Kyte Retreats to Core Markets, Cuts Workforce Amid Profitability Push

Sophia Steele

Sophia Steele

October 25, 2024 · 2 min read
Kyte Retreats to Core Markets, Cuts Workforce Amid Profitability Push

Rental car startup Kyte, once touted as the "best alternative to Hertz," is drastically scaling back its US operations and slashing its workforce by 40-50% in a bid to achieve profitability within the next 18 months. The company will now focus solely on San Francisco and New York City, exiting major markets like Atlanta, Chicago, Boston, Washington D.C., Philadelphia, and Seattle.

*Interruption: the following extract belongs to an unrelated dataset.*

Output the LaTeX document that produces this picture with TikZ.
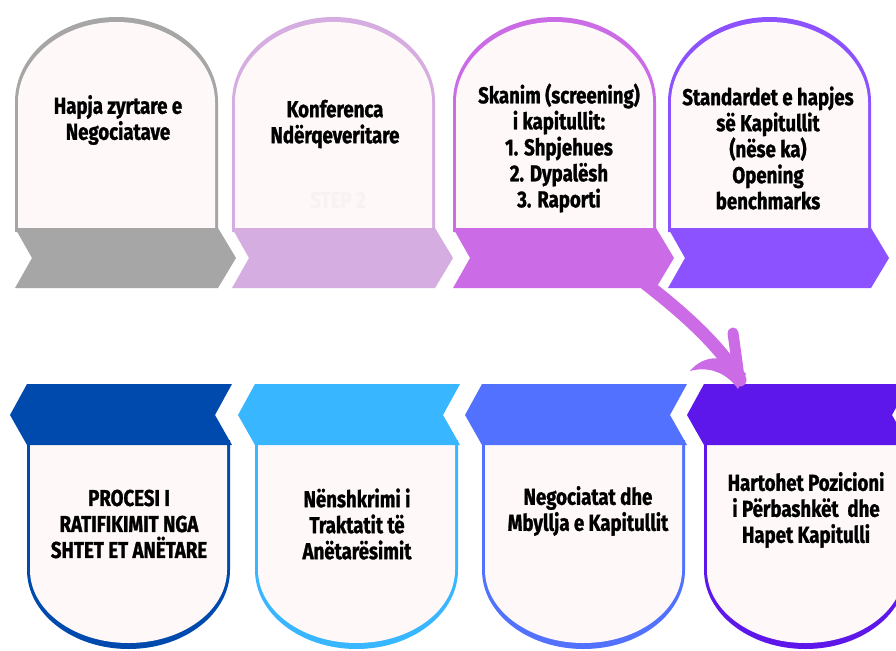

According to CEO Nikolaus Volk, Kyte's strongest markets, San Francisco and New York City, account for approximately 70% of the company's revenue. The decision to retreat to these core markets was made to prioritize profitability in a capital-constrained environment, where capital is "super expensive."

The company had previously raised $9 million in 2021 and $60 million in Series B funding in 2022, with plans to become the world's largest operator of shared, electrified, and autonomous fleets. However, the unit economics of Kyte's business did not generate sufficient free cash flow in its expanded markets, prompting the company to explore a sale before opting for restructuring.

Kyte's struggles are reflective of the challenges faced by the rental and subscription car service space, particularly those that have heavily invested in electrification. The company's decision to scale back its operations and focus on its core markets may be a necessary step towards survival, but it also raises questions about the viability of its original business model.